- TASK STATEMENT -
All lines below must be repeated exactly, with the pictures omitted.

- RAW DATA -
_ _ _ _ _ _ _
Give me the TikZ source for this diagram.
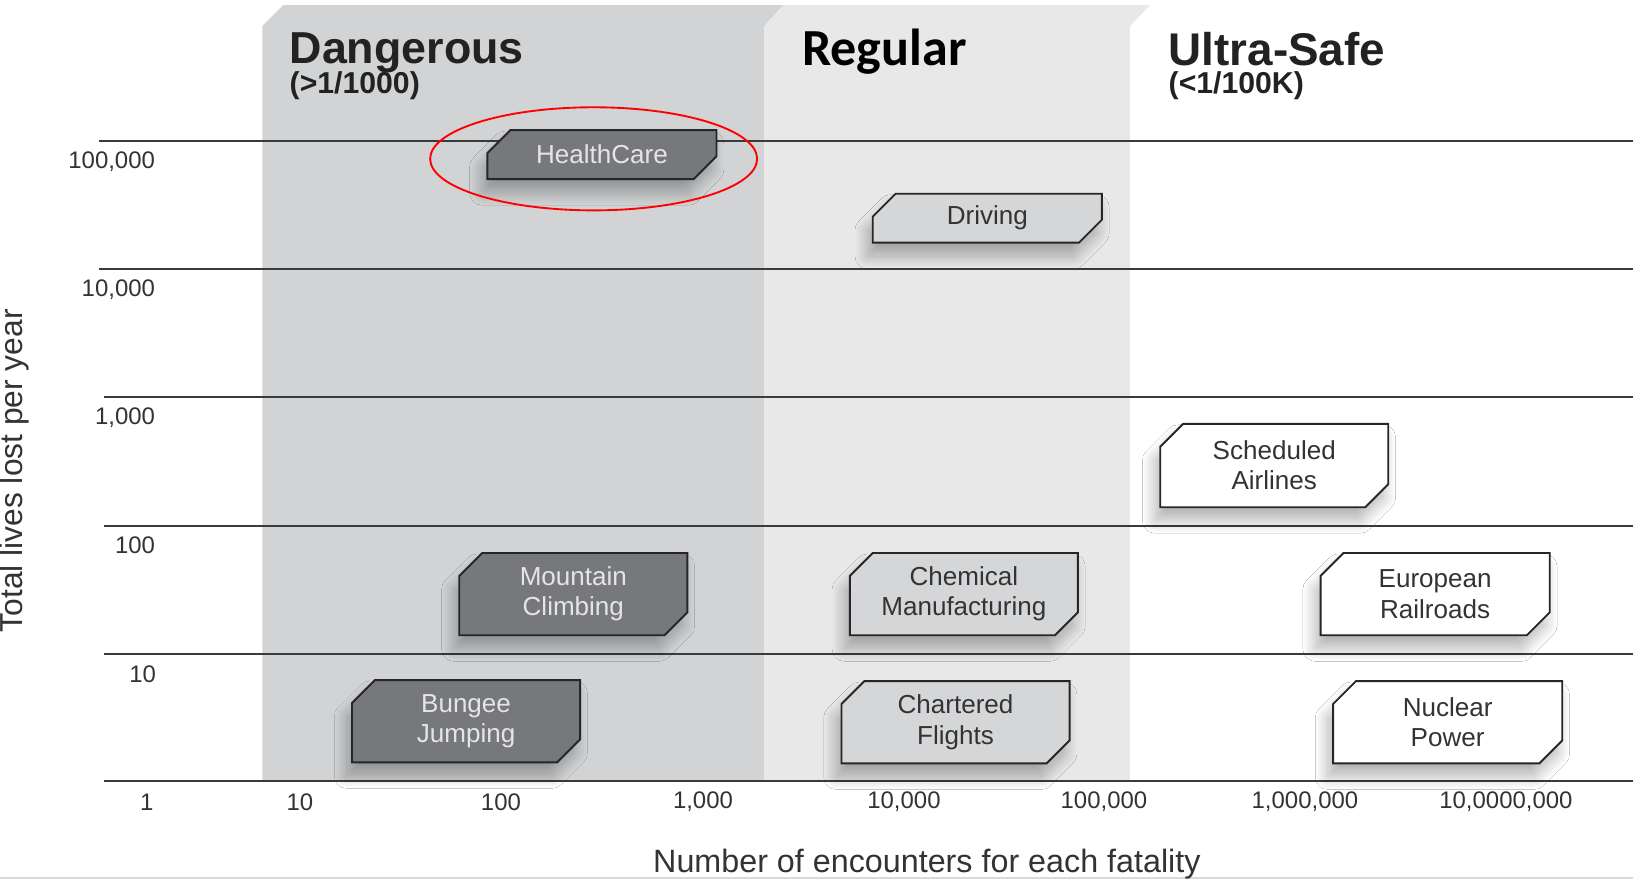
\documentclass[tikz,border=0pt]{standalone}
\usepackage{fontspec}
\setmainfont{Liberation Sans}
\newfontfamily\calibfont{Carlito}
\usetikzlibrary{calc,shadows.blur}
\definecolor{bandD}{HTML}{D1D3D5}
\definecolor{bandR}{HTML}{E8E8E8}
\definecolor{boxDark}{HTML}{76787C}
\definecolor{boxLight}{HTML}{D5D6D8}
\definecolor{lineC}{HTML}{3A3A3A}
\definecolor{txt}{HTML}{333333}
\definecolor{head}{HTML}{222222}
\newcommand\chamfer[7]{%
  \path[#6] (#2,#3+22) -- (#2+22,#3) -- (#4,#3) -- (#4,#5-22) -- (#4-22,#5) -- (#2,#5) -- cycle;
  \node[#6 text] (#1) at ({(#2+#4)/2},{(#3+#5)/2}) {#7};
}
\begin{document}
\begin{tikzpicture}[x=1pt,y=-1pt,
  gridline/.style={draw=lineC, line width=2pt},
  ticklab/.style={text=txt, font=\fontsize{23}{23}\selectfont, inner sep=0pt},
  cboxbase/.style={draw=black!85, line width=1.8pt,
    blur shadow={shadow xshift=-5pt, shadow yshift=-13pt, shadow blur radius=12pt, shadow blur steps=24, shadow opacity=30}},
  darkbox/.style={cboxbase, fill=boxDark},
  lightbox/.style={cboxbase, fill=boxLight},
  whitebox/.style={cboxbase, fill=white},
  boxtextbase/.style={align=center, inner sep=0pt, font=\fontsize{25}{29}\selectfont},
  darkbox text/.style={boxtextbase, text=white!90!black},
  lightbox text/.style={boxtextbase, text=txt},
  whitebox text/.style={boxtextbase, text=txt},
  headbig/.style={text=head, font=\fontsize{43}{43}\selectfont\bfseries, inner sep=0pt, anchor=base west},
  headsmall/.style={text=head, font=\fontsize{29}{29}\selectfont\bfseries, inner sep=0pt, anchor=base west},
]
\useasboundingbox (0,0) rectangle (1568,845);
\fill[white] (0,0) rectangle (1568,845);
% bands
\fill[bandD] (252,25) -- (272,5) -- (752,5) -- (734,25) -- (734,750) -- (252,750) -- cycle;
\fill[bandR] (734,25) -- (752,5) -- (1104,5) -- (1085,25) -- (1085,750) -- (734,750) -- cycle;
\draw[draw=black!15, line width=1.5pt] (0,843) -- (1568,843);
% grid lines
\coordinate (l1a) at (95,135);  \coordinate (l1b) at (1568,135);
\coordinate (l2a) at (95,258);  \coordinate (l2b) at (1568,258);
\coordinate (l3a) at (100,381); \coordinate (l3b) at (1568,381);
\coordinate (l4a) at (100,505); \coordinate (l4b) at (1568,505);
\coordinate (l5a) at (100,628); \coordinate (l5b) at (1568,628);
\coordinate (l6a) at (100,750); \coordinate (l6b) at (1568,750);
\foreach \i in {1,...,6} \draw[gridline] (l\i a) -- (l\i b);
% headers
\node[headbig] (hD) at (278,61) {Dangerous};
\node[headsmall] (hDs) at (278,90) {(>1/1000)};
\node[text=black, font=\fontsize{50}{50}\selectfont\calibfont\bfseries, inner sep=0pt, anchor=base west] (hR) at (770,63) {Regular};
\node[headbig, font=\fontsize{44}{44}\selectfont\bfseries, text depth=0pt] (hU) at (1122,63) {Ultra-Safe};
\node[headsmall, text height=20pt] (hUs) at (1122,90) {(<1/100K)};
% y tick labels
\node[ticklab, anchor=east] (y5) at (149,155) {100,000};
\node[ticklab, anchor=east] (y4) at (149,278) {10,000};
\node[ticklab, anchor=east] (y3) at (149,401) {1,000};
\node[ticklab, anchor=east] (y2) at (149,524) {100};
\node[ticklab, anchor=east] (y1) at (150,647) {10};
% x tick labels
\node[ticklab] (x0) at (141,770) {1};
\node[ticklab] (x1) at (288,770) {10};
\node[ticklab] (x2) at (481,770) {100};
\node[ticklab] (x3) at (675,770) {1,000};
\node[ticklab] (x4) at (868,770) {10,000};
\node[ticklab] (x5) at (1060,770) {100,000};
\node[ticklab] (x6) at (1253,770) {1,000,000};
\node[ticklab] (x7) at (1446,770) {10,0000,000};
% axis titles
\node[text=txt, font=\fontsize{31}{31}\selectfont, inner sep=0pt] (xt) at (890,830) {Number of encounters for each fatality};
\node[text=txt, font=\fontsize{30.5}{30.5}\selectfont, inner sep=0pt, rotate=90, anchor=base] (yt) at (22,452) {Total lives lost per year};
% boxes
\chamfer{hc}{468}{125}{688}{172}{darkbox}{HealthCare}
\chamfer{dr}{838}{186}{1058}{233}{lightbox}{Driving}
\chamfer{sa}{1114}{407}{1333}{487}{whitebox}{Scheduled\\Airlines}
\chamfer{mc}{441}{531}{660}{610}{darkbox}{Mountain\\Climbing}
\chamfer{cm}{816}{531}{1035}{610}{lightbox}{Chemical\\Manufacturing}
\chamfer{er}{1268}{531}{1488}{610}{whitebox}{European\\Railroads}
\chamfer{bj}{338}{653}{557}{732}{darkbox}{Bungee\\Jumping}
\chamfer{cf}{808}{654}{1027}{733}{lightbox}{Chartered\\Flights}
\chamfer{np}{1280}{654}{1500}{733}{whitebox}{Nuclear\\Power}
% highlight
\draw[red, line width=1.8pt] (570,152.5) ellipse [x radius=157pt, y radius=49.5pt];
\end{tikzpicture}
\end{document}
_ _ _ _ _ _ _
- SOLUTION FOR THIS EXERCISE -
Give me the TikZ source for this diagram.
\documentclass[tikz,border=0pt]{standalone}
\usepackage{fontspec}
\setmainfont{Liberation Sans}
\newfontfamily\calibfont{Carlito}
\usetikzlibrary{calc,shadows.blur}
\definecolor{bandD}{HTML}{D1D3D5}
\definecolor{bandR}{HTML}{E8E8E8}
\definecolor{boxDark}{HTML}{76787C}
\definecolor{boxLight}{HTML}{D5D6D8}
\definecolor{lineC}{HTML}{3A3A3A}
\definecolor{txt}{HTML}{333333}
\definecolor{head}{HTML}{222222}
\newcommand\chamfer[7]{%
  \path[#6] (#2,#3+22) -- (#2+22,#3) -- (#4,#3) -- (#4,#5-22) -- (#4-22,#5) -- (#2,#5) -- cycle;
  \node[#6 text] (#1) at ({(#2+#4)/2},{(#3+#5)/2}) {#7};
}
\begin{document}
\begin{tikzpicture}[x=1pt,y=-1pt,
  gridline/.style={draw=lineC, line width=2pt},
  ticklab/.style={text=txt, font=\fontsize{23}{23}\selectfont, inner sep=0pt},
  cboxbase/.style={draw=black!85, line width=1.8pt,
    blur shadow={shadow xshift=-5pt, shadow yshift=-13pt, shadow blur radius=12pt, shadow blur steps=24, shadow opacity=30}},
  darkbox/.style={cboxbase, fill=boxDark},
  lightbox/.style={cboxbase, fill=boxLight},
  whitebox/.style={cboxbase, fill=white},
  boxtextbase/.style={align=center, inner sep=0pt, font=\fontsize{25}{29}\selectfont},
  darkbox text/.style={boxtextbase, text=white!90!black},
  lightbox text/.style={boxtextbase, text=txt},
  whitebox text/.style={boxtextbase, text=txt},
  headbig/.style={text=head, font=\fontsize{43}{43}\selectfont\bfseries, inner sep=0pt, anchor=base west},
  headsmall/.style={text=head, font=\fontsize{29}{29}\selectfont\bfseries, inner sep=0pt, anchor=base west},
]
\useasboundingbox (0,0) rectangle (1568,845);
\fill[white] (0,0) rectangle (1568,845);
% bands
\fill[bandD] (252,25) -- (272,5) -- (752,5) -- (734,25) -- (734,750) -- (252,750) -- cycle;
\fill[bandR] (734,25) -- (752,5) -- (1104,5) -- (1085,25) -- (1085,750) -- (734,750) -- cycle;
\draw[draw=black!15, line width=1.5pt] (0,843) -- (1568,843);
% grid lines
\coordinate (l1a) at (95,135);  \coordinate (l1b) at (1568,135);
\coordinate (l2a) at (95,258);  \coordinate (l2b) at (1568,258);
\coordinate (l3a) at (100,381); \coordinate (l3b) at (1568,381);
\coordinate (l4a) at (100,505); \coordinate (l4b) at (1568,505);
\coordinate (l5a) at (100,628); \coordinate (l5b) at (1568,628);
\coordinate (l6a) at (100,750); \coordinate (l6b) at (1568,750);
\foreach \i in {1,...,6} \draw[gridline] (l\i a) -- (l\i b);
% headers
\node[headbig] (hD) at (278,61) {Dangerous};
\node[headsmall] (hDs) at (278,90) {(>1/1000)};
\node[text=black, font=\fontsize{50}{50}\selectfont\calibfont\bfseries, inner sep=0pt, anchor=base west] (hR) at (770,63) {Regular};
\node[headbig, font=\fontsize{44}{44}\selectfont\bfseries, text depth=0pt] (hU) at (1122,63) {Ultra-Safe};
\node[headsmall, text height=20pt] (hUs) at (1122,90) {(<1/100K)};
% y tick labels
\node[ticklab, anchor=east] (y5) at (149,155) {100,000};
\node[ticklab, anchor=east] (y4) at (149,278) {10,000};
\node[ticklab, anchor=east] (y3) at (149,401) {1,000};
\node[ticklab, anchor=east] (y2) at (149,524) {100};
\node[ticklab, anchor=east] (y1) at (150,647) {10};
% x tick labels
\node[ticklab] (x0) at (141,770) {1};
\node[ticklab] (x1) at (288,770) {10};
\node[ticklab] (x2) at (481,770) {100};
\node[ticklab] (x3) at (675,770) {1,000};
\node[ticklab] (x4) at (868,770) {10,000};
\node[ticklab] (x5) at (1060,770) {100,000};
\node[ticklab] (x6) at (1253,770) {1,000,000};
\node[ticklab] (x7) at (1446,770) {10,0000,000};
% axis titles
\node[text=txt, font=\fontsize{31}{31}\selectfont, inner sep=0pt] (xt) at (890,830) {Number of encounters for each fatality};
\node[text=txt, font=\fontsize{30.5}{30.5}\selectfont, inner sep=0pt, rotate=90, anchor=base] (yt) at (22,452) {Total lives lost per year};
% boxes
\chamfer{hc}{468}{125}{688}{172}{darkbox}{HealthCare}
\chamfer{dr}{838}{186}{1058}{233}{lightbox}{Driving}
\chamfer{sa}{1114}{407}{1333}{487}{whitebox}{Scheduled\\Airlines}
\chamfer{mc}{441}{531}{660}{610}{darkbox}{Mountain\\Climbing}
\chamfer{cm}{816}{531}{1035}{610}{lightbox}{Chemical\\Manufacturing}
\chamfer{er}{1268}{531}{1488}{610}{whitebox}{European\\Railroads}
\chamfer{bj}{338}{653}{557}{732}{darkbox}{Bungee\\Jumping}
\chamfer{cf}{808}{654}{1027}{733}{lightbox}{Chartered\\Flights}
\chamfer{np}{1280}{654}{1500}{733}{whitebox}{Nuclear\\Power}
% highlight
\draw[red, line width=1.8pt] (570,152.5) ellipse [x radius=157pt, y radius=49.5pt];
\end{tikzpicture}
\end{document}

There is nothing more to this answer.